>> BEGIN GIVEN INFORMATION
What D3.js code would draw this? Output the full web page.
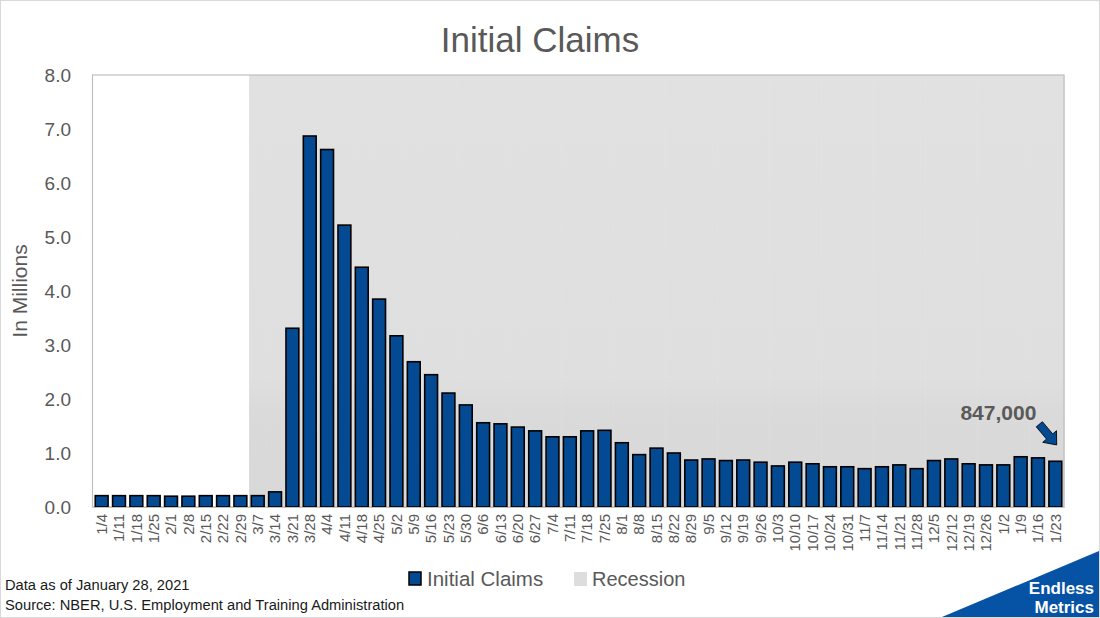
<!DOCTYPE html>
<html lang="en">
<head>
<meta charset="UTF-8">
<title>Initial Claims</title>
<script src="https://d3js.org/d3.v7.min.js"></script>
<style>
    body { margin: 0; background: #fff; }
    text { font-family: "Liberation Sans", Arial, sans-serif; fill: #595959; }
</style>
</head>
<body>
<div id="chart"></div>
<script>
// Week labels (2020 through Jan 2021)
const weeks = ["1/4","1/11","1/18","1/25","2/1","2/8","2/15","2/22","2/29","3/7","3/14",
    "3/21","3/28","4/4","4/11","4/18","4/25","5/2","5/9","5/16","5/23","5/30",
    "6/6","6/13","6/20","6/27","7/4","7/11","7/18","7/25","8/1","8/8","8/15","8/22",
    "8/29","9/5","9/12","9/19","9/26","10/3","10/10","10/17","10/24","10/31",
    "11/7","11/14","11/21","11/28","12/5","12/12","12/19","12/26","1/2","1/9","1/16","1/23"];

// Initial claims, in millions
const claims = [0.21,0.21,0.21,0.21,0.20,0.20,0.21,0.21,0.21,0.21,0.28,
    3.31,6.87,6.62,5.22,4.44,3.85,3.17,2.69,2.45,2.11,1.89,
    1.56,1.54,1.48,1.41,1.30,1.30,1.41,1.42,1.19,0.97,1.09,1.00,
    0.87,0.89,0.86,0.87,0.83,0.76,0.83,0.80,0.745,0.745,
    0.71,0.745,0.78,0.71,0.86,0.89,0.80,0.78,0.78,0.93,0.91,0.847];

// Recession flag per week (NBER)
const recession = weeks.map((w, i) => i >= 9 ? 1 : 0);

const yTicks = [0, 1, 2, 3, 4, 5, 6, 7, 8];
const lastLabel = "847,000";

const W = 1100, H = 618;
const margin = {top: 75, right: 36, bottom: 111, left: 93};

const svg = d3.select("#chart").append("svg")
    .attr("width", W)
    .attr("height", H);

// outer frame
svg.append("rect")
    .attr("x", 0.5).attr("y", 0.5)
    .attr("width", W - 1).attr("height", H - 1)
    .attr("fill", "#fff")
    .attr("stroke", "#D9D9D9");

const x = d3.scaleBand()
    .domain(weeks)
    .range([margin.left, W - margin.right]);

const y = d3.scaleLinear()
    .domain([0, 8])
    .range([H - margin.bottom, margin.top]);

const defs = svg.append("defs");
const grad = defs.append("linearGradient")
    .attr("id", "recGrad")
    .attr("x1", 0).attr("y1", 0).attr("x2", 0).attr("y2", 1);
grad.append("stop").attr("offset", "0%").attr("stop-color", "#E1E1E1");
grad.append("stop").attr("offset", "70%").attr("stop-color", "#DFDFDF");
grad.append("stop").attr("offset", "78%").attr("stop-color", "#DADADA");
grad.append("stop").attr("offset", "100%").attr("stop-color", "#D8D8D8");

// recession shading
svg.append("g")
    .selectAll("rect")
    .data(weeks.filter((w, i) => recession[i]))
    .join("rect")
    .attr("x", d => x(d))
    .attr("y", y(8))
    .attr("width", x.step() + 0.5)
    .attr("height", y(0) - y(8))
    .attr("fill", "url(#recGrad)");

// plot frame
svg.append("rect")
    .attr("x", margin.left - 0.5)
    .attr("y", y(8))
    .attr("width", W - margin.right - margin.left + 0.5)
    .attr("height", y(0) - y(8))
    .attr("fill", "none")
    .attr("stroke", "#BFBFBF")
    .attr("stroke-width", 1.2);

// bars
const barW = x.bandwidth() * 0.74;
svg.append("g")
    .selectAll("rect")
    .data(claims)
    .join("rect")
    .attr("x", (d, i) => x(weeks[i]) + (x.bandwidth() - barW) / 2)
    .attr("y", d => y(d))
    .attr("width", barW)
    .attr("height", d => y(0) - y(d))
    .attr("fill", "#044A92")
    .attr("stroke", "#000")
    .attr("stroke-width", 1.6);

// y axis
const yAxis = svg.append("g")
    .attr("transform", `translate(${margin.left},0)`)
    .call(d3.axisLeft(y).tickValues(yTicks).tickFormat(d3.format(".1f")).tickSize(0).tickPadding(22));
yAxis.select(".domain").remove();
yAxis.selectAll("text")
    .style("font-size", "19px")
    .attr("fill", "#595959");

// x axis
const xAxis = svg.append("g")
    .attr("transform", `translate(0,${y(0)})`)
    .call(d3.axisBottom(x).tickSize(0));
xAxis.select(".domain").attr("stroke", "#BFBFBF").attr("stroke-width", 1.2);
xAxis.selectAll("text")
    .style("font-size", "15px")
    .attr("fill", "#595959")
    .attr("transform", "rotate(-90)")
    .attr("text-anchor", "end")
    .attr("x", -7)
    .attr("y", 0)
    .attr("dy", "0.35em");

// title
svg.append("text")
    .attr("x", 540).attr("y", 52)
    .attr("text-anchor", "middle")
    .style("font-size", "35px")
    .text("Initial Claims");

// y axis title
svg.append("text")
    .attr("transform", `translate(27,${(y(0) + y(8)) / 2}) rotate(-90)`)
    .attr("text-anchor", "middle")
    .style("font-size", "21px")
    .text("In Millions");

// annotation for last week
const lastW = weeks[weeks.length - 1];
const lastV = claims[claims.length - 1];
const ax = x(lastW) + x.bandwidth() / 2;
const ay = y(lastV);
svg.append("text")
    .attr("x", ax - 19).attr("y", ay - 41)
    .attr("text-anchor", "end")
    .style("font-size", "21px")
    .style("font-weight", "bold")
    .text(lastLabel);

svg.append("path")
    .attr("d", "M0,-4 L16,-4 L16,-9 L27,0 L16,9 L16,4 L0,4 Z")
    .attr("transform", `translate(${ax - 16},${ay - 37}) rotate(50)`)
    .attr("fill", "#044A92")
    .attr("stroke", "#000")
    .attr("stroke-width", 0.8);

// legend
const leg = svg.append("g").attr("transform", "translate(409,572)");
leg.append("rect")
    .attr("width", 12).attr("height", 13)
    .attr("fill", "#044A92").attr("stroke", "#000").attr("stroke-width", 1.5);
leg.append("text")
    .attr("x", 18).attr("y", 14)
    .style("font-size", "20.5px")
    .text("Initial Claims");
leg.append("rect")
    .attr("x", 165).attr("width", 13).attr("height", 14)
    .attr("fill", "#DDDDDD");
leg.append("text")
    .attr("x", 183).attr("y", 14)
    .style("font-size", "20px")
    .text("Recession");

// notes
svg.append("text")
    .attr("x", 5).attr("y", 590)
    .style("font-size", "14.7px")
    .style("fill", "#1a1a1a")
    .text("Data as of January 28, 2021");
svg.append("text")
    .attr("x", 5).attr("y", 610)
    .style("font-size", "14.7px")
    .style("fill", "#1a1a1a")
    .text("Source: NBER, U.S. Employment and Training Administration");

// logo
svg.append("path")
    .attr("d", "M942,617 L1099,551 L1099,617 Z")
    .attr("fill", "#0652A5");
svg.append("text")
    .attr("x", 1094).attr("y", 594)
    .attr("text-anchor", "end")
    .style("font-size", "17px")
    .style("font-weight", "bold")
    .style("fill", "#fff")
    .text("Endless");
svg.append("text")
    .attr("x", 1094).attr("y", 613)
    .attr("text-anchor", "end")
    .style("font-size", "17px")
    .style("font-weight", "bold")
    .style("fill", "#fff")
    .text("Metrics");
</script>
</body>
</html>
>> END GIVEN INFORMATION
### SET TASK
Would you reproduce the lines above, from the very first through the line containing "- margin.bottom, margin.top]);", exactly and without the pictures?

### COMPLETE RESPONSE
What D3.js code would draw this? Output the full web page.
<!DOCTYPE html>
<html lang="en">
<head>
<meta charset="UTF-8">
<title>Initial Claims</title>
<script src="https://d3js.org/d3.v7.min.js"></script>
<style>
    body { margin: 0; background: #fff; }
    text { font-family: "Liberation Sans", Arial, sans-serif; fill: #595959; }
</style>
</head>
<body>
<div id="chart"></div>
<script>
// Week labels (2020 through Jan 2021)
const weeks = ["1/4","1/11","1/18","1/25","2/1","2/8","2/15","2/22","2/29","3/7","3/14",
    "3/21","3/28","4/4","4/11","4/18","4/25","5/2","5/9","5/16","5/23","5/30",
    "6/6","6/13","6/20","6/27","7/4","7/11","7/18","7/25","8/1","8/8","8/15","8/22",
    "8/29","9/5","9/12","9/19","9/26","10/3","10/10","10/17","10/24","10/31",
    "11/7","11/14","11/21","11/28","12/5","12/12","12/19","12/26","1/2","1/9","1/16","1/23"];

// Initial claims, in millions
const claims = [0.21,0.21,0.21,0.21,0.20,0.20,0.21,0.21,0.21,0.21,0.28,
    3.31,6.87,6.62,5.22,4.44,3.85,3.17,2.69,2.45,2.11,1.89,
    1.56,1.54,1.48,1.41,1.30,1.30,1.41,1.42,1.19,0.97,1.09,1.00,
    0.87,0.89,0.86,0.87,0.83,0.76,0.83,0.80,0.745,0.745,
    0.71,0.745,0.78,0.71,0.86,0.89,0.80,0.78,0.78,0.93,0.91,0.847];

// Recession flag per week (NBER)
const recession = weeks.map((w, i) => i >= 9 ? 1 : 0);

const yTicks = [0, 1, 2, 3, 4, 5, 6, 7, 8];
const lastLabel = "847,000";

const W = 1100, H = 618;
const margin = {top: 75, right: 36, bottom: 111, left: 93};

const svg = d3.select("#chart").append("svg")
    .attr("width", W)
    .attr("height", H);

// outer frame
svg.append("rect")
    .attr("x", 0.5).attr("y", 0.5)
    .attr("width", W - 1).attr("height", H - 1)
    .attr("fill", "#fff")
    .attr("stroke", "#D9D9D9");

const x = d3.scaleBand()
    .domain(weeks)
    .range([margin.left, W - margin.right]);

const y = d3.scaleLinear()
    .domain([0, 8])
    .range([H - margin.bottom, margin.top]);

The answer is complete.